Historically, human suffering was a direct result of external conditions. The primary struggles were for survival against tangible threats like starvation, predators, and environmental hardship. Today, many people live without these immediate threats, yet experience a different form of suffering. This distress is not caused by external reality, but is created internally through the mental process of social comparison.

Social comparison makes no sense when you consider hedonic adaptation. This is the observed human tendency to revert to a stable baseline level of contentment, regardless of positive or negative events (which is mostly not in your control). A person who acquires significant wealth or status experiences an initial increase in contentment. Though, this feeling is temporary and fleeting. They soon adapt to their new circumstances and their emotional state returns to its original baseline.
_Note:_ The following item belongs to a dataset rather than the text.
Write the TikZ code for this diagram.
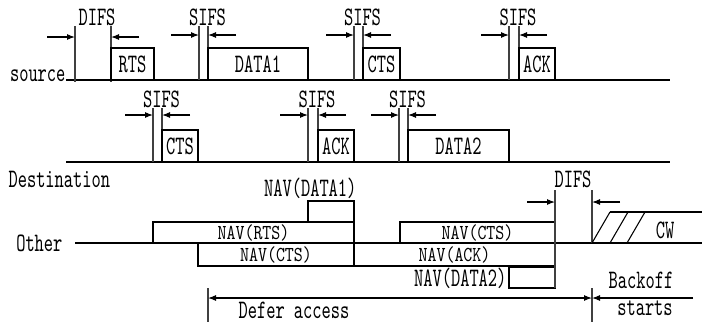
\documentclass[tikz,border=0pt]{standalone}
\usepackage{fontspec}
\newfontfamily\labfont[FakeStretch=0.66]{lmmono10-regular.otf}
\newfontfamily\navfont[FakeStretch=0.8]{lmmono10-regular.otf}
\usetikzlibrary{arrows.meta}

% Gap marker: left x, right x, top y, bottom y, arrow y, label
\newcommand{\gapmark}[6]{%
    \draw[tick] (#1,#3) -- (#1,#4);
    \draw[tick] (#2,#3) -- (#2,#4);
    \draw[tip] (#1-28,#5) -- (#1,#5);
    \draw[tip] (#2+28,#5) -- (#2,#5);
    \node[lab] at ({(#1+#2)/2+4},#3-9) {#6};
}

% Frame: corner, corner, label
\newcommand{\frm}[5]{%
    \draw (#1,#2) rectangle (#3,#4);
    \node[lab] at ({(#1+#3)/2},{(#2+#4)/2}) {#5};
}

% NAV frame: corner, corner, label
\newcommand{\navfrm}[5]{%
    \draw (#1,#2) rectangle (#3,#4);
    \node[navlab] at ({(#1+#3)/2},{(#2+#4)/2}) {#5};
}

\begin{document}
\begin{tikzpicture}[x=0.75pt, y=-0.75pt, line width=0.8pt,
    lab/.style={font=\labfont\fontsize{20}{20}\selectfont, inner sep=0pt},
    navlab/.style={font=\navfont\fontsize{16}{16}\selectfont, inner sep=0pt},
    tip/.style={-{Latex[length=6pt,width=4.5pt]}},
    tick/.style={line width=1pt, draw=black!75}]

    % Fix the margins
    \useasboundingbox (0,0) rectangle (708,322);

    % Source time line
    \draw (66,80) -- (670,80);
    \node[lab, anchor=base east] (src) at (66,81) {source};
    \gapmark{75}{111}{26}{82}{37}{DIFS}
    \frm{111}{48}{154}{80}{RTS}
    \gapmark{199}{208}{26}{80}{35}{SIFS}
    \frm{208}{48}{308}{80}{DATA1}
    \gapmark{354}{363}{26}{80}{35}{SIFS}
    \frm{363}{48}{400}{80}{CTS}
    \gapmark{509}{519}{26}{80}{35}{SIFS}
    \frm{519}{48}{555}{80}{ACK}

    % Destination time line
    \draw (66,162) -- (670,162);
    \node[lab, anchor=base west] (dst) at (8,187) {Destination};
    \gapmark{153}{162}{108}{162}{115}{SIFS}
    \frm{162}{130}{198}{162}{CTS}
    \gapmark{308}{318}{108}{162}{115}{SIFS}
    \frm{318}{130}{354}{162}{ACK}
    \gapmark{399}{408}{108}{162}{115}{SIFS}
    \frm{408}{130}{509}{162}{DATA2}

    % Other stations and their NAV
    \draw (75,243) -- (702,243);
    \node[lab, anchor=east] (oth) at (63,243) {Other};
    \navfrm{153}{222}{354}{243}{NAV(RTS)}
    \draw (308,201) rectangle (354,222);
    \node[lab, anchor=base east] (nd1) at (357,196) {NAV(DATA1)};
    \navfrm{198}{243}{354}{266}{NAV(CTS)}
    \navfrm{400}{222}{555}{243}{NAV(CTS)}
    \navfrm{354}{243}{555}{266}{NAV(ACK)}
    \draw (509,267) rectangle (555,288);
    \node[lab, anchor=east] (nd2) at (507,278) {NAV(DATA2)};

    % DIFS before the contention window
    \draw[tick] (555,190) -- (555,288);
    \draw[tick] (592,190) -- (592,243);
    \draw[tip] (527,202) -- (555,202);
    \draw[tip] (620,202) -- (592,202);
    \node[lab] at (573,179) {DIFS};

    % Contention window
    \foreach \x in {592,610,627}
        \draw (\x,243) -- (\x+18,212);
    \draw (610,212) -- (702,212);
    \node[lab] (cw) at (665,230) {CW};

    % Defer access and backoff
    \draw[tick] (208,288) -- (208,322);
    \draw[tick] (592,288) -- (592,322);
    \draw[{Latex[length=6pt,width=4.5pt]}-{Latex[length=6pt,width=4.5pt]}] (208,298) -- (592,298);
    \node[lab] (dfr) at (294,310) {Defer access};
    \draw[tip] (693,298) -- (592,298);
    \node[lab] (bo) at (641,280) {Backoff};
    \node[lab] (bs) at (645,308) {starts};

\end{tikzpicture}
\end{document}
The "happiness" that one might envy in another person is therefore not a permanent condition.

The existence of death functions as a final equalizer. All accumulated wealth, status, and competitive advantages are terminated at the end of an individual's life. Since this outcome is the same for every person, the lifelong pursuit of being "ahead" of others is an ultimately pointless activity.

The act of comparing oneself to others is also fundamentally illogical. For any single attribute (wealth, intelligence, physical appearance, or skill) it is a statistical certainty that another person exists who possesses that attribute to a greater degree. It is impossible to be superior to all other people in all respects. To engage in social comparison is to sabotage oneself with insatiable pursuits.

The only reasonable comparison for progress is one's own past self. Evaluating personal improvement over time is a useful and inspiring form of measurement.

Given that the perceived "happiness" of others is temporary (hedonic adaptation), that the end result for all people is the same (death), and that someone somewhere will always be better in some way, the emotions of jealousy and insecurity that come from social comparison are based on absurdly flawed ways of thinking. Suffering unnecessarily is an unintelligent and unproductive use of human consciousness.

Living fully isn’t a destination. It’s the continuous process of becoming. And that’s where the highest quality of life is found. Not in what happens to you, but in who you choose to be.